EXERCISE ::
Write out the listing below without alteration, omitting its pictures.

SUPPLIED INFORMATION ::
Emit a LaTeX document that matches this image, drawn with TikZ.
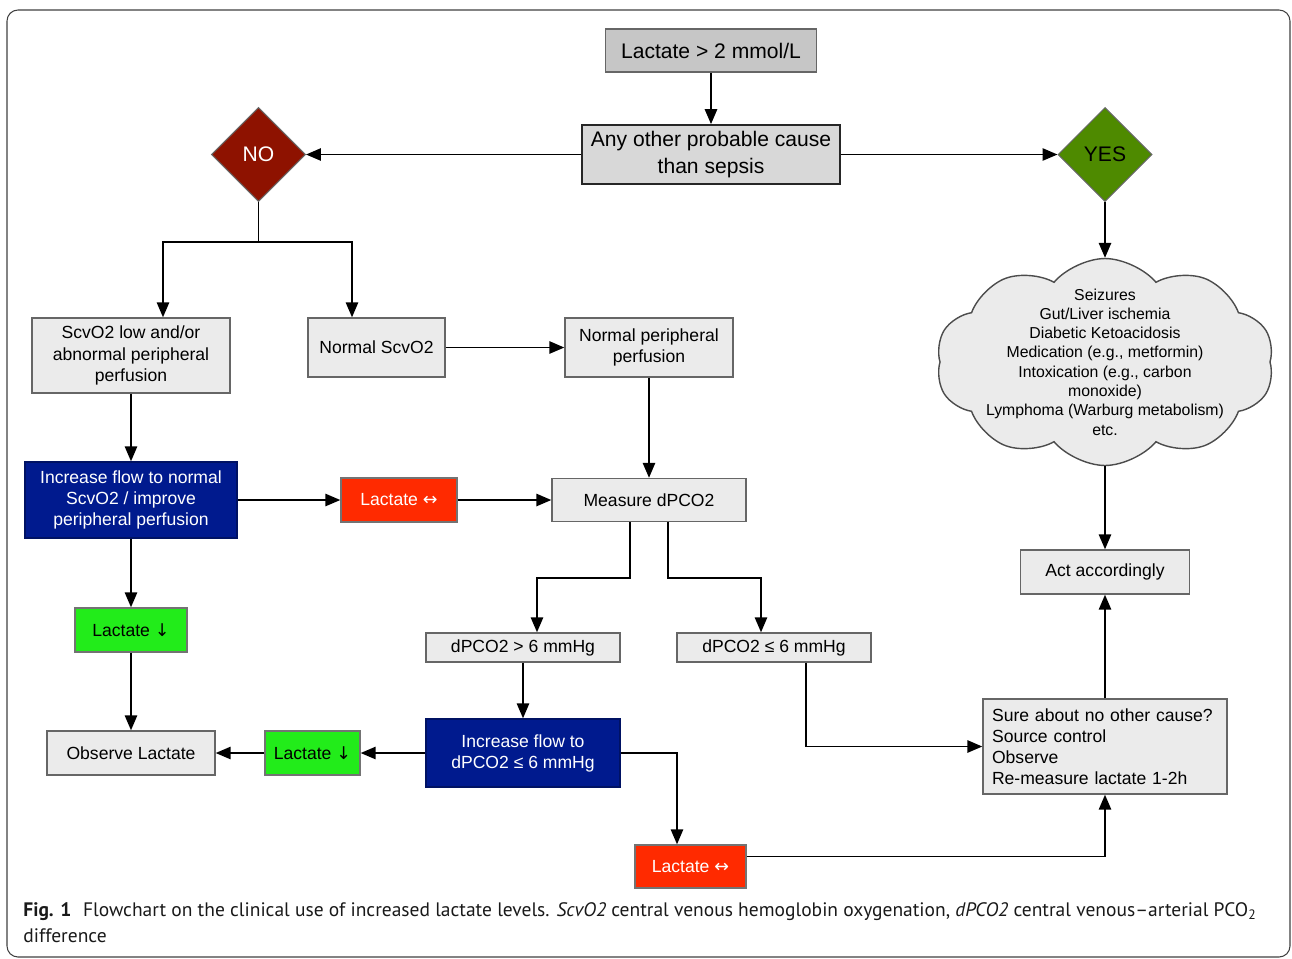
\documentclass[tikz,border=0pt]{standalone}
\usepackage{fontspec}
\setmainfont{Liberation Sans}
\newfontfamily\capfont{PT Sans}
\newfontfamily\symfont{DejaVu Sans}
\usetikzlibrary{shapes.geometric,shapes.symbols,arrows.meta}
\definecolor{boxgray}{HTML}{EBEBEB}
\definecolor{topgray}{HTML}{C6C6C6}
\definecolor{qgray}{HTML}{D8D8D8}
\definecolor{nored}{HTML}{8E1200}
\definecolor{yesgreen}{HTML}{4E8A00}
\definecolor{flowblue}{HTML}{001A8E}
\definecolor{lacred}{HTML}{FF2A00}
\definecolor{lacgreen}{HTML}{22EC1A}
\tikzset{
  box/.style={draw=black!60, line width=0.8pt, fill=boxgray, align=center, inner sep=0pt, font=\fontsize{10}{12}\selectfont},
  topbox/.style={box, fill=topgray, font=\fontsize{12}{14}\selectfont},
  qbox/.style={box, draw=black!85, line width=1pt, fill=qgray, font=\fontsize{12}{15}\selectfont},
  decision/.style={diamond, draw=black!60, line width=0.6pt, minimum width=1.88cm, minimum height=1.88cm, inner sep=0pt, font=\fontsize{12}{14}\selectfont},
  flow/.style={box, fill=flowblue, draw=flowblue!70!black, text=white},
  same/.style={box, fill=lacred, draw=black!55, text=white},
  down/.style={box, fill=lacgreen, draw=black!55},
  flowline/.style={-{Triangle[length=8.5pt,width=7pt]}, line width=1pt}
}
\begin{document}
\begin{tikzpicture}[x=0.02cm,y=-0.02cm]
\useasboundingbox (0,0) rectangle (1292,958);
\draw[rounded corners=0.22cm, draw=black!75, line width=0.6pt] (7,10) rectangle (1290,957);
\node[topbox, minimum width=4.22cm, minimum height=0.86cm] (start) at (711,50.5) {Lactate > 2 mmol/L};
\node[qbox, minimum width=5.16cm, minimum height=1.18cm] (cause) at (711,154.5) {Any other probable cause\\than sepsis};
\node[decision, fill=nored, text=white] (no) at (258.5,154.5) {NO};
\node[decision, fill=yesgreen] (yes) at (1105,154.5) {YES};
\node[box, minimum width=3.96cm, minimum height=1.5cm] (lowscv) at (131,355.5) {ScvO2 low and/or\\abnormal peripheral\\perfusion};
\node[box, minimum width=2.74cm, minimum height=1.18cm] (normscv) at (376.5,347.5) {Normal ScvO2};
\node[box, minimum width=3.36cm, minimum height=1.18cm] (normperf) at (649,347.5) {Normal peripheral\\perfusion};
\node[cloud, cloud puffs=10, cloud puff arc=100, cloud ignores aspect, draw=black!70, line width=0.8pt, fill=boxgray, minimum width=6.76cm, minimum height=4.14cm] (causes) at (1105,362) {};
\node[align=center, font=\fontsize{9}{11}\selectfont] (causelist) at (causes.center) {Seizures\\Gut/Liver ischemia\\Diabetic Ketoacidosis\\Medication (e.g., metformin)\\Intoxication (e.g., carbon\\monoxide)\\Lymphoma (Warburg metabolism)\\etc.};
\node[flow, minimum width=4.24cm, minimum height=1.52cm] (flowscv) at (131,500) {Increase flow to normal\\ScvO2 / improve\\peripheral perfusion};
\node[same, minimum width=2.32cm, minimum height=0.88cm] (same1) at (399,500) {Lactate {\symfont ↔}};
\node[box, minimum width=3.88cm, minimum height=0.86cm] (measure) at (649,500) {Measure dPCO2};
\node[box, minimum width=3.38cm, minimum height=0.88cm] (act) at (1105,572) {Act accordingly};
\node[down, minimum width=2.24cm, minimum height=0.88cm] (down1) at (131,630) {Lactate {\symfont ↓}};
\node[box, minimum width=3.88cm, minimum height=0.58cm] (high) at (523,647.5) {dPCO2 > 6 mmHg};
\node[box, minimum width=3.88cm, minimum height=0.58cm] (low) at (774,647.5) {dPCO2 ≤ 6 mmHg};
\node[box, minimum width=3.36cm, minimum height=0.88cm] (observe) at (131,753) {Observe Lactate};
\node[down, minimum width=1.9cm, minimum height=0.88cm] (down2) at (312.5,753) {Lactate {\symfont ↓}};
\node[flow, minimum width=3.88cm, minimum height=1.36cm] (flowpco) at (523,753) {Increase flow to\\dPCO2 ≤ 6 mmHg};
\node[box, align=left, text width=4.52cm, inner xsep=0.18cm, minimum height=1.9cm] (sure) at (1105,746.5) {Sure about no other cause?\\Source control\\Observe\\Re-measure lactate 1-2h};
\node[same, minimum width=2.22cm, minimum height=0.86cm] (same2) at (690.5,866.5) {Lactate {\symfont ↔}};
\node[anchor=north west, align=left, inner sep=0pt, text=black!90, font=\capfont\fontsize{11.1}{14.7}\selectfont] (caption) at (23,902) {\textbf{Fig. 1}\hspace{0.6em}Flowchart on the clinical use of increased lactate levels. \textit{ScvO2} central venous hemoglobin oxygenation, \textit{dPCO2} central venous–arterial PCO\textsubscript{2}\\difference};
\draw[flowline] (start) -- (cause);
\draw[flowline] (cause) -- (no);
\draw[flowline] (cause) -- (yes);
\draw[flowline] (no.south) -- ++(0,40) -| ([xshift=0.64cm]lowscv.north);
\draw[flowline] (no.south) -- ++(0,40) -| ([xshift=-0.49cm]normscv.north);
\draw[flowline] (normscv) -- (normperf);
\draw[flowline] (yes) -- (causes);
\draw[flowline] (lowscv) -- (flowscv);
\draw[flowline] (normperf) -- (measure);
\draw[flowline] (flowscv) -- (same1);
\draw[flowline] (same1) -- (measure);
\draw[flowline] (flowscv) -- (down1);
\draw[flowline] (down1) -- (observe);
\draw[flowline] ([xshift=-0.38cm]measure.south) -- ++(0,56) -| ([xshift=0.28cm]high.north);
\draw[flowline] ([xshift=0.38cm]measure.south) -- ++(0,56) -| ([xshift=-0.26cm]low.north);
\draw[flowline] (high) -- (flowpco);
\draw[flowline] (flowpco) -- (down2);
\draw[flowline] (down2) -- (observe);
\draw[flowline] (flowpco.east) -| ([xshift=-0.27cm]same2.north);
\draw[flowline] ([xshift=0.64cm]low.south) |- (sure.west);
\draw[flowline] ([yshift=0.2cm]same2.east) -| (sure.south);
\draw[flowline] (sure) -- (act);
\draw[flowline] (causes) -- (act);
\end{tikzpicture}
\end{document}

EXERCISE ANSWER ::
Emit a LaTeX document that matches this image, drawn with TikZ.
\documentclass[tikz,border=0pt]{standalone}
\usepackage{fontspec}
\setmainfont{Liberation Sans}
\newfontfamily\capfont{PT Sans}
\newfontfamily\symfont{DejaVu Sans}
\usetikzlibrary{shapes.geometric,shapes.symbols,arrows.meta}
\definecolor{boxgray}{HTML}{EBEBEB}
\definecolor{topgray}{HTML}{C6C6C6}
\definecolor{qgray}{HTML}{D8D8D8}
\definecolor{nored}{HTML}{8E1200}
\definecolor{yesgreen}{HTML}{4E8A00}
\definecolor{flowblue}{HTML}{001A8E}
\definecolor{lacred}{HTML}{FF2A00}
\definecolor{lacgreen}{HTML}{22EC1A}
\tikzset{
  box/.style={draw=black!60, line width=0.8pt, fill=boxgray, align=center, inner sep=0pt, font=\fontsize{10}{12}\selectfont},
  topbox/.style={box, fill=topgray, font=\fontsize{12}{14}\selectfont},
  qbox/.style={box, draw=black!85, line width=1pt, fill=qgray, font=\fontsize{12}{15}\selectfont},
  decision/.style={diamond, draw=black!60, line width=0.6pt, minimum width=1.88cm, minimum height=1.88cm, inner sep=0pt, font=\fontsize{12}{14}\selectfont},
  flow/.style={box, fill=flowblue, draw=flowblue!70!black, text=white},
  same/.style={box, fill=lacred, draw=black!55, text=white},
  down/.style={box, fill=lacgreen, draw=black!55},
  flowline/.style={-{Triangle[length=8.5pt,width=7pt]}, line width=1pt}
}
\begin{document}
\begin{tikzpicture}[x=0.02cm,y=-0.02cm]
\useasboundingbox (0,0) rectangle (1292,958);
\draw[rounded corners=0.22cm, draw=black!75, line width=0.6pt] (7,10) rectangle (1290,957);
\node[topbox, minimum width=4.22cm, minimum height=0.86cm] (start) at (711,50.5) {Lactate > 2 mmol/L};
\node[qbox, minimum width=5.16cm, minimum height=1.18cm] (cause) at (711,154.5) {Any other probable cause\\than sepsis};
\node[decision, fill=nored, text=white] (no) at (258.5,154.5) {NO};
\node[decision, fill=yesgreen] (yes) at (1105,154.5) {YES};
\node[box, minimum width=3.96cm, minimum height=1.5cm] (lowscv) at (131,355.5) {ScvO2 low and/or\\abnormal peripheral\\perfusion};
\node[box, minimum width=2.74cm, minimum height=1.18cm] (normscv) at (376.5,347.5) {Normal ScvO2};
\node[box, minimum width=3.36cm, minimum height=1.18cm] (normperf) at (649,347.5) {Normal peripheral\\perfusion};
\node[cloud, cloud puffs=10, cloud puff arc=100, cloud ignores aspect, draw=black!70, line width=0.8pt, fill=boxgray, minimum width=6.76cm, minimum height=4.14cm] (causes) at (1105,362) {};
\node[align=center, font=\fontsize{9}{11}\selectfont] (causelist) at (causes.center) {Seizures\\Gut/Liver ischemia\\Diabetic Ketoacidosis\\Medication (e.g., metformin)\\Intoxication (e.g., carbon\\monoxide)\\Lymphoma (Warburg metabolism)\\etc.};
\node[flow, minimum width=4.24cm, minimum height=1.52cm] (flowscv) at (131,500) {Increase flow to normal\\ScvO2 / improve\\peripheral perfusion};
\node[same, minimum width=2.32cm, minimum height=0.88cm] (same1) at (399,500) {Lactate {\symfont ↔}};
\node[box, minimum width=3.88cm, minimum height=0.86cm] (measure) at (649,500) {Measure dPCO2};
\node[box, minimum width=3.38cm, minimum height=0.88cm] (act) at (1105,572) {Act accordingly};
\node[down, minimum width=2.24cm, minimum height=0.88cm] (down1) at (131,630) {Lactate {\symfont ↓}};
\node[box, minimum width=3.88cm, minimum height=0.58cm] (high) at (523,647.5) {dPCO2 > 6 mmHg};
\node[box, minimum width=3.88cm, minimum height=0.58cm] (low) at (774,647.5) {dPCO2 ≤ 6 mmHg};
\node[box, minimum width=3.36cm, minimum height=0.88cm] (observe) at (131,753) {Observe Lactate};
\node[down, minimum width=1.9cm, minimum height=0.88cm] (down2) at (312.5,753) {Lactate {\symfont ↓}};
\node[flow, minimum width=3.88cm, minimum height=1.36cm] (flowpco) at (523,753) {Increase flow to\\dPCO2 ≤ 6 mmHg};
\node[box, align=left, text width=4.52cm, inner xsep=0.18cm, minimum height=1.9cm] (sure) at (1105,746.5) {Sure about no other cause?\\Source control\\Observe\\Re-measure lactate 1-2h};
\node[same, minimum width=2.22cm, minimum height=0.86cm] (same2) at (690.5,866.5) {Lactate {\symfont ↔}};
\node[anchor=north west, align=left, inner sep=0pt, text=black!90, font=\capfont\fontsize{11.1}{14.7}\selectfont] (caption) at (23,902) {\textbf{Fig. 1}\hspace{0.6em}Flowchart on the clinical use of increased lactate levels. \textit{ScvO2} central venous hemoglobin oxygenation, \textit{dPCO2} central venous–arterial PCO\textsubscript{2}\\difference};
\draw[flowline] (start) -- (cause);
\draw[flowline] (cause) -- (no);
\draw[flowline] (cause) -- (yes);
\draw[flowline] (no.south) -- ++(0,40) -| ([xshift=0.64cm]lowscv.north);
\draw[flowline] (no.south) -- ++(0,40) -| ([xshift=-0.49cm]normscv.north);
\draw[flowline] (normscv) -- (normperf);
\draw[flowline] (yes) -- (causes);
\draw[flowline] (lowscv) -- (flowscv);
\draw[flowline] (normperf) -- (measure);
\draw[flowline] (flowscv) -- (same1);
\draw[flowline] (same1) -- (measure);
\draw[flowline] (flowscv) -- (down1);
\draw[flowline] (down1) -- (observe);
\draw[flowline] ([xshift=-0.38cm]measure.south) -- ++(0,56) -| ([xshift=0.28cm]high.north);
\draw[flowline] ([xshift=0.38cm]measure.south) -- ++(0,56) -| ([xshift=-0.26cm]low.north);
\draw[flowline] (high) -- (flowpco);
\draw[flowline] (flowpco) -- (down2);
\draw[flowline] (down2) -- (observe);
\draw[flowline] (flowpco.east) -| ([xshift=-0.27cm]same2.north);
\draw[flowline] ([xshift=0.64cm]low.south) |- (sure.west);
\draw[flowline] ([yshift=0.2cm]same2.east) -| (sure.south);
\draw[flowline] (sure) -- (act);
\draw[flowline] (causes) -- (act);
\end{tikzpicture}
\end{document}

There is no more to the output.